→ Required work
Print, please, exactly and only the lines between the line holding "Reproduce this chart with Plotly." and the line holding "1305, 1234, 1127]", inclusive, omitting any pictures.

→ Collected data

>> begin

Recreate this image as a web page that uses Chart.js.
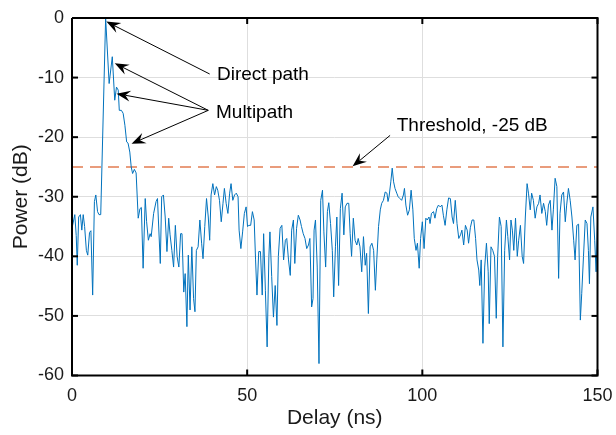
<!DOCTYPE html>
<html>
<head>
<meta charset="utf-8">
<script src="https://cdn.jsdelivr.net/npm/chart.js@4.4.1/dist/chart.umd.min.js"></script>
<style>
  html, body { margin: 0; padding: 0; background: #fff; }
  #wrap { width: 616px; height: 435px; }
</style>
</head>
<body>
<div id="wrap"><canvas id="pdpChart" width="616" height="435"></canvas></div>
<script>
const delayNs = [
  0.0, 0.8, 1.2, 1.5, 1.9, 2.4, 2.8, 3.2, 3.6, 4.1,
  4.5, 5.0, 5.4, 5.9, 6.4, 6.8, 7.3, 7.7, 8.2, 9.6,
  10.6, 11.5, 12.2, 12.7, 13.2, 13.5, 14.1, 14.6, 15.1, 15.6,
  16.0, 16.5, 16.9, 17.3, 17.8, 18.3, 18.9, 19.4, 19.8, 20.3,
  20.9, 21.3, 21.8, 22.3, 22.6, 23.3, 24.0, 24.4, 25.2, 25.6,
  26.1, 26.6, 27.1, 27.6, 28.0, 28.5, 29.0, 29.5, 30.0, 30.5,
  31.0, 31.4, 31.9, 32.3, 32.8, 33.2, 33.7, 34.2, 34.7, 35.1,
  35.5, 36.0, 36.5, 37.0, 37.4, 37.9, 38.4, 38.9, 39.3, 39.7,
  40.2, 40.7, 41.2, 41.6, 42.1, 42.6, 43.1, 43.5, 44.0, 44.5,
  45.0, 45.4, 45.9, 46.4, 46.9, 47.4, 47.7, 48.2, 48.7, 49.2,
  49.7, 50.1, 50.5, 51.0, 51.5, 52.0, 52.4, 52.8, 53.3, 53.8,
  54.3, 54.7, 55.2, 55.7, 56.2, 56.5, 57.0, 57.5, 58.0, 58.5,
  58.9, 59.4, 59.9, 60.4, 60.9, 61.3, 61.8, 62.3, 62.7, 63.2,
  63.6, 64.1, 64.6, 65.1, 65.5, 66.0, 66.5, 67.0, 67.5, 67.9,
  68.4, 68.8, 69.1, 69.5, 70.0, 70.5, 71.0, 71.5, 71.9, 72.4,
  72.9, 73.3, 73.8, 74.3, 74.7, 75.2, 75.6, 76.1, 76.6, 77.1,
  77.6, 78.0, 78.5, 79.0, 79.4, 79.8, 80.3, 80.8, 81.3, 81.7,
  82.2, 82.7, 83.2, 83.7, 84.1, 84.6, 85.1, 85.6, 86.1, 86.6,
  87.0, 87.5, 88.0, 88.4, 88.9, 89.4, 89.9, 90.2, 90.5, 91.0,
  91.4, 91.8, 92.2, 92.7, 93.1, 93.6, 94.1, 94.6, 94.9, 95.3,
  95.8, 96.3, 96.8, 97.3, 97.7, 98.2, 98.6, 99.1, 99.5, 100.0,
  100.5, 101.0, 101.4, 101.9, 102.2, 102.6, 103.2, 103.6, 104.1, 104.6,
  105.1, 105.6, 106.0, 106.5, 107.0, 107.5, 108.0, 108.5, 108.9, 109.4,
  109.9, 110.4, 110.9, 111.3, 111.8, 112.3, 112.8, 113.2, 113.7, 114.2,
  114.7, 115.2, 115.6, 116.1, 116.4, 116.8, 117.3, 117.8, 118.3, 118.8,
  119.1, 119.6, 120.1, 120.6, 121.1, 121.5, 122.0, 122.5, 123.0, 123.5,
  124.0, 124.4, 124.9, 125.3, 125.7, 126.1, 126.6, 127.1, 127.5, 128.0,
  128.5, 128.9, 129.4, 129.9, 130.3, 130.8, 131.2, 131.7, 132.2, 132.7,
  133.2, 133.6, 134.1, 134.6, 135.1, 135.5, 136.0, 136.5, 137.0, 137.4,
  137.9, 138.4, 138.9, 139.3, 139.8, 140.3, 140.8, 141.2, 141.7, 142.2,
  142.7, 143.2, 143.6, 144.1, 144.6, 145.1, 145.5, 146.0, 146.5, 147.0,
  147.4, 147.7, 148.1, 148.7, 149.2, 149.6, 150.0
];

const powerDb = [
  -35.3, -33, -36.5, -41.5, -33.4, -33, -35.6, -33, -35, -39,
  -39.8, -36, -35.7, -46.5, -30.8, -29.7, -32.5, -33, -33, 0,
  -11, -6.5, -13.8, -11.6, -12.1, -15.5, -15.5, -16, -18, -20.8,
  -21, -22.5, -25, -26.1, -25.4, -26, -33.6, -32, -31.8, -42,
  -30.3, -34.2, -37.3, -36.2, -36.7, -32.8, -30.8, -30.3, -41.2, -30,
  -29.7, -33.4, -39.2, -33.6, -36.4, -39, -41.8, -34.8, -40, -41.8,
  -36.2, -36.2, -46, -42.9, -51.8, -39.8, -49, -38.4, -47.1, -49.3,
  -39, -38.4, -33.9, -37.8, -40.4, -35, -30.3, -33.4, -37.3, -29.7,
  -27.8, -29.7, -28.3, -28.9, -30.6, -34.2, -31.1, -28.6, -31.1, -32.8,
  -29.4, -27.8, -30.6, -29.7, -29.4, -30, -35.6, -38.7, -35.9, -32.8,
  -31.7, -35, -34.8, -34.8, -32.5, -33.9, -40.6, -46.5, -39.2, -39.2,
  -46.5, -36.2, -45.7, -55.2, -40, -35.9, -43.4, -50.2, -44.9, -51.6,
  -40, -35.3, -34.8, -40.6, -37.3, -37, -40.6, -43.2, -35.6, -33.9,
  -41.2, -35.3, -33.1, -33.9, -35, -36.2, -37, -38.7, -38.1, -37,
  -48.5, -47.1, -35.6, -33.9, -41.8, -58, -30.6, -28.9, -35.9, -41.8,
  -32.5, -31, -34.5, -39, -46.8, -38.4, -33.4, -44.9, -32, -29.4,
  -36.4, -31.7, -31.1, -31.1, -36.2, -40, -33.6, -37.3, -38.1, -37,
  -38.4, -42.6, -36.7, -41.5, -39.5, -49.6, -38.4, -37.8, -39, -45.7,
  -40.6, -35, -32.2, -31.1, -30.6, -29.2, -29.4, -30.8, -30, -27.5,
  -25.2, -27.5, -28.6, -29.4, -30, -30.3, -30.6, -29.7, -28.6, -31.4,
  -33.1, -32.2, -28.9, -32.2, -37, -39, -37.8, -42, -37, -34.2,
  -38.7, -33.6, -33.9, -33.4, -34.5, -32.8, -32.5, -33.6, -32, -31.4,
  -31.7, -31.4, -33.1, -34.8, -32.2, -30.2, -30.3, -33.4, -34.5, -30.6,
  -34.5, -37, -36.4, -35.6, -38.1, -34.8, -35.6, -37.8, -35.2, -33.9,
  -33.9, -37, -40.6, -42.3, -44.9, -40.6, -54.6, -41.8, -37.8, -42.6,
  -51.3, -38.4, -39, -40, -50.4, -40, -33.4, -35, -55.2, -39,
  -33.9, -36.7, -40.6, -33.9, -35.6, -39, -33.6, -40, -37.3, -34.8,
  -40, -41.2, -33.4, -27.8, -29.4, -32.2, -29.4, -30.6, -33.6, -31.7,
  -31.1, -29.7, -32.8, -31.1, -32.5, -34.8, -31.4, -30.6, -35.6, -32.2,
  -26.9, -28.3, -43.7, -32.8, -29.7, -29.2, -34.2, -31.4, -28.6, -30.6,
  -33.4, -37.3, -40.6, -34.8, -34.6, -50.7, -46.2, -40, -33.9, -34.5,
  -39, -44.6, -33.4, -31.7, -37.3, -42.6, -34.2
];

const thresholdDb = -25;
const xTicks = [0, 50, 100, 150];
const yTicks = [-60, -50, -40, -30, -20, -10, 0];

// annotation text and arrows, in data coordinates
const noteLabels = ['Direct path', 'Multipath', 'Threshold, -25 dB'];
const noteAnchors = [[41.4, -9.6], [41.1, -15.9], [92.7, -18.1]];
const arrowTails = [[39.3, -9.4], [38.9, -15.5], [38.9, -15.5], [38.9, -15.5], [90.8, -19.7]];
const arrowTips = [[9.8, -0.6], [12.2, -7.6], [12.7, -12.7], [17.0, -21.1], [80.1, -24.9]];

const LINE_BLUE = '#0072BD';
const THRESH_ORANGE = '#e27c52';
const GRID_GRAY = '#dedede';
const FONT = '"Liberation Sans", Arial, Helvetica, sans-serif';

const xMin = xTicks[0], xMax = xTicks[xTicks.length - 1];
const yMin = yTicks[0], yMax = yTicks[yTicks.length - 1];

const tracePoints = delayNs.map((d, i) => ({ x: d, y: powerDb[i] }));
const thresholdPoints = [{ x: xMin, y: thresholdDb }, { x: xMax, y: thresholdDb }];
// closed outline of the axes box, drawn as its own line dataset
const boxPoints = [
  { x: xMin, y: yMax }, { x: xMax, y: yMax }, { x: xMax, y: yMin },
  { x: xMin, y: yMin }, { x: xMin, y: yMax },
];

function tickObjs(arr) {
  return arr.map(v => ({ value: v }));
}

// short ticks pointing inward on every side
function drawInnerTicks(chart) {
  const { ctx, chartArea: a } = chart;
  const xs = chart.scales.x, ys = chart.scales.y;
  const tl = 6;
  ctx.save();
  ctx.fillStyle = '#000000';
  for (const v of xTicks) {
    const px = xs.getPixelForValue(v);
    ctx.fillRect(px - 1, a.bottom - tl, 2, tl);
    ctx.fillRect(px - 1, a.top, 2, tl);
  }
  for (const v of yTicks) {
    const py = ys.getPixelForValue(v);
    ctx.fillRect(a.left, py - 1, tl, 2);
    ctx.fillRect(a.right - tl, py - 1, tl, 2);
  }
  ctx.restore();
}

function drawArrow(ctx, x0, y0, x1, y1) {
  const ang = Math.atan2(y1 - y0, x1 - x0);
  const headLen = 14, headHalf = 5.5, notch = 9;
  const cos = Math.cos(ang), sin = Math.sin(ang);
  ctx.beginPath();
  ctx.moveTo(x0, y0);
  ctx.lineTo(x1 - notch * cos, y1 - notch * sin);
  ctx.stroke();
  ctx.beginPath();
  ctx.moveTo(x1, y1);
  ctx.lineTo(x1 - headLen * cos - headHalf * sin, y1 - headLen * sin + headHalf * cos);
  ctx.lineTo(x1 - notch * cos, y1 - notch * sin);
  ctx.lineTo(x1 - headLen * cos + headHalf * sin, y1 - headLen * sin - headHalf * cos);
  ctx.closePath();
  ctx.fill();
}

function drawNotes(chart) {
  const { ctx, scales } = chart;
  const px = p => [scales.x.getPixelForValue(p[0]), scales.y.getPixelForValue(p[1])];
  ctx.save();
  ctx.strokeStyle = '#000';
  ctx.fillStyle = '#000';
  ctx.lineWidth = 1;
  arrowTails.forEach((t, i) => {
    const [x0, y0] = px(t);
    const [x1, y1] = px(arrowTips[i]);
    drawArrow(ctx, x0, y0, x1, y1);
  });
  ctx.font = '19px ' + FONT;
  ctx.textAlign = 'left';
  ctx.textBaseline = 'middle';
  noteLabels.forEach((txt, i) => {
    const [x, y] = px(noteAnchors[i]);
    ctx.fillText(txt, x, y);
  });
  ctx.restore();
}

new Chart(document.getElementById('pdpChart'), {
  type: 'line',
  data: {
    datasets: [
      {
        label: 'Box',
        data: boxPoints,
        borderColor: '#000000',
        borderWidth: 2,
        borderJoinStyle: 'miter',
        pointRadius: 0,
        tension: 0,
        clip: 4,
        order: -1,
      },
      {
        label: 'PDP',
        data: tracePoints,
        borderColor: LINE_BLUE,
        borderWidth: 1,
        pointRadius: 0,
        tension: 0,
        order: 1,
      },
      {
        label: 'Threshold',
        data: thresholdPoints,
        borderColor: THRESH_ORANGE,
        borderWidth: 1.6,
        borderDash: [11, 7],
        pointRadius: 0,
        order: 2,
      },
    ],
  },
  options: {
    responsive: false,
    animation: false,
    devicePixelRatio: 1,
    layout: { padding: { left: 0, top: 18, right: 18.5, bottom: 0 } },
    plugins: {
      legend: { display: false },
      tooltip: { enabled: false },
    },
    scales: {
      x: {
        type: 'linear',
        min: xMin,
        max: xMax,
        afterBuildTicks: s => { s.ticks = tickObjs(xTicks); },
        afterFit: s => { s.height = 59.5; s.paddingLeft = 0; s.paddingRight = 0; },
        border: { display: false },
        grid: { color: GRID_GRAY, lineWidth: 1, drawTicks: false },
        ticks: {
          padding: 10,
          color: '#1a1a1a',
          font: { family: FONT, size: 18 },
          maxRotation: 0,
        },
        title: {
          display: true,
          text: 'Delay (ns)',
          color: '#1a1a1a',
          font: { family: FONT, size: 21 },
          padding: { top: 0, bottom: 4 },
        },
      },
      y: {
        type: 'linear',
        min: yMin,
        max: yMax,
        afterBuildTicks: s => { s.ticks = tickObjs(yTicks); },
        afterFit: s => { s.width = 72; s.paddingTop = 0; s.paddingBottom = 0; },
        border: { display: false },
        grid: { color: GRID_GRAY, lineWidth: 1, drawTicks: false },
        ticks: {
          padding: 8,
          color: '#1a1a1a',
          font: { family: FONT, size: 18 },
        },
        title: {
          display: true,
          text: 'Power (dB)',
          color: '#1a1a1a',
          font: { family: FONT, size: 21 },
          padding: { top: 9, bottom: 0 },
        },
      },
    },
  },
  plugins: [{ id: 'overlay', afterDraw(chart) { drawInnerTicks(chart); drawNotes(chart); } }],
});
</script>
</body>
</html>
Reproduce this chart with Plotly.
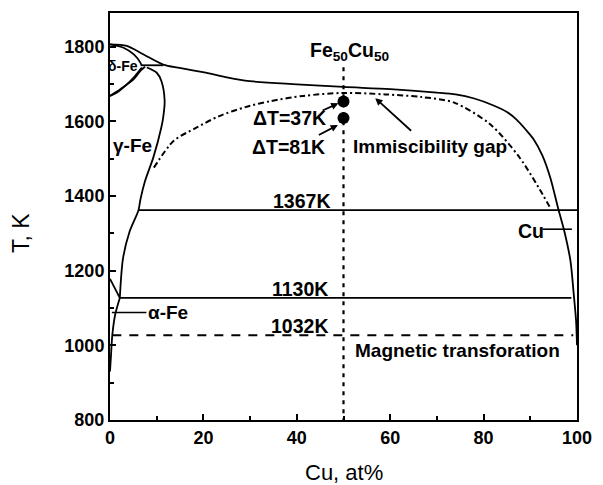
import plotly.graph_objects as go

# ---------------- data ----------------
# liquidus + Cu-rich solvus (continuous solid line)
liq_x = [0, 3.6, 7.2, 11.4, 14.9, 20.5, 28.9, 40, 50, 60, 70, 74, 78, 82, 85, 87, 89, 90.7, 92.6, 94.3, 96, 97.3, 98.6, 99.3, 99.8, 100]
liq_T = [1806, 1802, 1779, 1752, 1743, 1730, 1709, 1699, 1692, 1686, 1677, 1672, 1661, 1643, 1625, 1605, 1578, 1552, 1508, 1448, 1365, 1305, 1226, 1137, 1066, 1000]

# delta-Fe solidus
dsol_x = [0, 2.9, 5.1, 6.5, 6.8]
dsol_T = [1806, 1797, 1779, 1757, 1748]

# peritectic horizontal
peri_x = [6.8, 11.4]
peri_T = [1750, 1750]

# delta/gamma lens (two curves)
dgA_x = [0, 1.5, 3.6, 5.4, 6.8]
dgA_T = [1668, 1677, 1699, 1722, 1744]
dgB_x = [0, 2.2, 5.1, 6.5, 7.5]
dgB_T = [1668, 1686, 1713, 1735, 1746]

# gamma-Fe boundary
gam_x = [7.9, 10, 11, 11.7, 11.4, 11, 9.3, 7.5, 6.5, 6.1, 4.2, 2.8, 2.1]
gam_T = [1744, 1730, 1708, 1655, 1611, 1584, 1504, 1440, 1390, 1362, 1305, 1234, 1127]

# alpha-Fe boundaries
ag_x = [0, 2.1]
ag_T = [1178, 1127]
asol_x = [2.1, 1.1, 0.5, 0.2, 0]
asol_T = [1127, 1082, 1028, 970, 930]

# metastable immiscibility gap (dash-dot)
gap_x = [9.4, 13.6, 18.5, 23.4, 29, 34.4, 41.4, 50, 58.9, 66.7, 73.7, 81.4, 87.7, 92.6, 94.4]
gap_T = [1476, 1547, 1583, 1614, 1638, 1654, 1668, 1676, 1672, 1665, 1650, 1592, 1503, 1405, 1365]

# isotherms
iso1367_x = [6.1, 100]
iso1367_T = [1362, 1362]
iso1130_x = [2.1, 98.8]
iso1130_T = [1127, 1127]
mag_x = [0.5, 99.2]
mag_T = [1027, 1027]

# Fe50Cu50 composition line and undercooling points
comp_x = [50, 50]
comp_T = [1745, 800]
pts_x = [50, 50]
pts_T = [1653, 1609]

# pointer lines for labels
afe_x = [0.4, 7.8]
afe_T = [1088, 1088]
cu_x = [92.6, 98.9]
cu_T = [1311, 1311]

xticks = [0, 20, 40, 60, 80, 100]
yticks = [800, 1000, 1200, 1400, 1600, 1800]

FONT = "Liberation Sans, Arial, sans-serif"

fig = go.Figure()

def solid(x, y, w=1.8, shape="spline"):
    fig.add_trace(go.Scatter(x=x, y=y, mode="lines",
                             line=dict(color="black", width=w, shape=shape, smoothing=0.8),
                             showlegend=False, hoverinfo="skip"))

solid(liq_x, liq_T)
solid(dsol_x, dsol_T)
solid(peri_x, peri_T, shape="linear")
solid(dgA_x, dgA_T)
solid(dgB_x, dgB_T)
solid(gam_x, gam_T)
solid(ag_x, ag_T, shape="linear")
solid(asol_x, asol_T)
solid(iso1367_x, iso1367_T, shape="linear")
solid(iso1130_x, iso1130_T, shape="linear")
solid(afe_x, afe_T, w=1.6, shape="linear")
solid(cu_x, cu_T, w=1.6, shape="linear")

fig.add_trace(go.Scatter(x=gap_x, y=gap_T, mode="lines",
                         line=dict(color="black", width=2, dash="6px,3px,2px,3px", shape="spline", smoothing=0.8),
                         showlegend=False, hoverinfo="skip"))
fig.add_trace(go.Scatter(x=mag_x, y=mag_T, mode="lines",
                         line=dict(color="black", width=2, dash="9px,8px"),
                         showlegend=False, hoverinfo="skip"))
fig.add_trace(go.Scatter(x=comp_x, y=comp_T, mode="lines",
                         line=dict(color="black", width=2.2, dash="4px,5px"),
                         showlegend=False, hoverinfo="skip"))
fig.add_trace(go.Scatter(x=pts_x, y=pts_T, mode="markers",
                         marker=dict(color="black", size=12),
                         showlegend=False, hoverinfo="skip"))

def label(text, x, y, size=19.5, bold=True):
    fig.add_annotation(x=x, y=y, text=f"<b>{text}</b>" if bold else text, showarrow=False,
                       font=dict(family=FONT, size=size, color="black"),
                       xanchor="center", yanchor="middle")

label("Fe<sub>50</sub>Cu<sub>50</sub>", 51.4, 1788)
label("ΔT=37K", 38.4, 1610)
label("ΔT=81K", 38.2, 1532)
label("Immiscibility gap", 68.6, 1533, size=19)
label("1367K", 41.0, 1387)
label("1130K", 40.6, 1151)
label("1032K", 40.6, 1053)
label("Magnetic transforation", 74.5, 986, size=19)
label("Cu", 90.1, 1307)
label("α-Fe", 12.4, 1088, size=19)
label("γ-Fe", 4.8, 1534, size=19)
label("δ-Fe", 2.7, 1748, size=14)

def arrow(tx, ty, hx, hy, head=2):
    fig.add_annotation(x=hx, y=hy, ax=tx, ay=ty, xref="x", yref="y", axref="x", ayref="y",
                       text="", showarrow=True, arrowhead=head, arrowsize=0.8,
                       arrowwidth=1.8, arrowcolor="black")

arrow(45.2, 1627, 48.9, 1648)
arrow(44.4, 1561, 48.8, 1590)
arrow(64.8, 1571, 56.8, 1662)

# axis titles
fig.add_annotation(x=-0.19, y=0.46, xref="paper", yref="paper", text="T, K", textangle=-90,
                   showarrow=False, font=dict(family=FONT, size=23, color="black"),
                   xanchor="center", yanchor="middle")
fig.add_annotation(x=0.5, y=-0.128, xref="paper", yref="paper", text="Cu, at%",
                   showarrow=False, font=dict(family=FONT, size=22, color="black"),
                   xanchor="center", yanchor="middle")

axis_common = dict(showline=True, linewidth=2, linecolor="black", mirror=True,
                   ticks="inside", ticklen=6, tickwidth=2, tickcolor="black",
                   showgrid=False, zeroline=False,
                   tickfont=dict(family=FONT, size=18, color="black", weight="bold"))

fig.update_xaxes(range=[0, 100], tickvals=xticks,
                 minor=dict(dtick=10, ticks="inside", ticklen=4, tickwidth=2, tickcolor="black"),
                 **axis_common)
fig.update_yaxes(range=[800, 1890], tickvals=yticks,
                 minor=dict(dtick=100, ticks="inside", ticklen=4, tickwidth=2, tickcolor="black"),
                 **axis_common)

fig.update_layout(width=603, height=485,
                  margin=dict(l=110, r=18, t=11, b=65),
                  paper_bgcolor="white", plot_bgcolor="white",
                  showlegend=False)

fig.write_html("out.html")
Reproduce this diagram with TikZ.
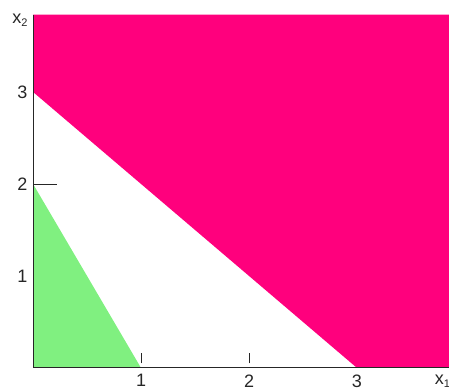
\documentclass[tikz,border=0pt]{standalone}
\usepackage{fontspec}
\setmainfont{Liberation Sans}
\definecolor{regionpink}{RGB}{255,0,125}
\definecolor{regiongreen}{RGB}{128,240,128}
\tikzset{
  axisline/.style={line width=0.9pt, black!85},
  ticklabel/.style={inner sep=0pt, black!85}
}
\begin{document}
\begin{tikzpicture}[x=108pt, y=92pt, font=\fontsize{18}{21}\selectfont]
    \useasboundingbox (-0.306,-0.228) rectangle (3.852,4.0);
    % regions
    \fill[regionpink] (0,3) -- (3,0) -- (3.9,0) -- (3.9,3.84) -- (0,3.84) -- cycle;
    \fill[regiongreen] (0,0) -- (1,0) -- (0,2) -- cycle;
    % axes
    \coordinate (o) at (0,0);
    \coordinate (xend) at (3.9,0);
    \coordinate (yend) at (0,3.84);
    \draw[axisline] (xend) -- (o) -- (yend);
    \foreach \i in {1,2,3}
      {
        \node[ticklabel, anchor=north] (xl\i) at (\i,-0.07) {\i};
        \node[ticklabel, anchor=east] (yl\i) at (-0.05,\i) {\i};
      }
    \foreach \i in {1,2}
      {
        \coordinate (xt\i) at (\i,0.05);
        \coordinate (xu\i) at (\i,0.16);
        \draw[axisline, line width=0.7pt] (xt\i) -- (xu\i);
      }
    \coordinate (yt2) at (0,2);
    \coordinate (yu2) at (0.22,2);
    \draw[axisline] (yt2) -- (yu2);
    % axis names
    \node[ticklabel, anchor=north west] (xname) at (3.72,-0.07) {x\raisebox{-0.35ex}{\fontsize{11}{13}\selectfont 1}};
    \node[ticklabel, anchor=east] (yname) at (-0.05,3.78) {x\raisebox{-0.35ex}{\fontsize{11}{13}\selectfont 2}};
\end{tikzpicture}
\end{document}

>> end

→ Task result
Reproduce this chart with Plotly.
import plotly.graph_objects as go

# ---------------- data ----------------
# liquidus + Cu-rich solvus (continuous solid line)
liq_x = [0, 3.6, 7.2, 11.4, 14.9, 20.5, 28.9, 40, 50, 60, 70, 74, 78, 82, 85, 87, 89, 90.7, 92.6, 94.3, 96, 97.3, 98.6, 99.3, 99.8, 100]
liq_T = [1806, 1802, 1779, 1752, 1743, 1730, 1709, 1699, 1692, 1686, 1677, 1672, 1661, 1643, 1625, 1605, 1578, 1552, 1508, 1448, 1365, 1305, 1226, 1137, 1066, 1000]

# delta-Fe solidus
dsol_x = [0, 2.9, 5.1, 6.5, 6.8]
dsol_T = [1806, 1797, 1779, 1757, 1748]

# peritectic horizontal
peri_x = [6.8, 11.4]
peri_T = [1750, 1750]

# delta/gamma lens (two curves)
dgA_x = [0, 1.5, 3.6, 5.4, 6.8]
dgA_T = [1668, 1677, 1699, 1722, 1744]
dgB_x = [0, 2.2, 5.1, 6.5, 7.5]
dgB_T = [1668, 1686, 1713, 1735, 1746]

# gamma-Fe boundary
gam_x = [7.9, 10, 11, 11.7, 11.4, 11, 9.3, 7.5, 6.5, 6.1, 4.2, 2.8, 2.1]
gam_T = [1744, 1730, 1708, 1655, 1611, 1584, 1504, 1440, 1390, 1362, 1305, 1234, 1127]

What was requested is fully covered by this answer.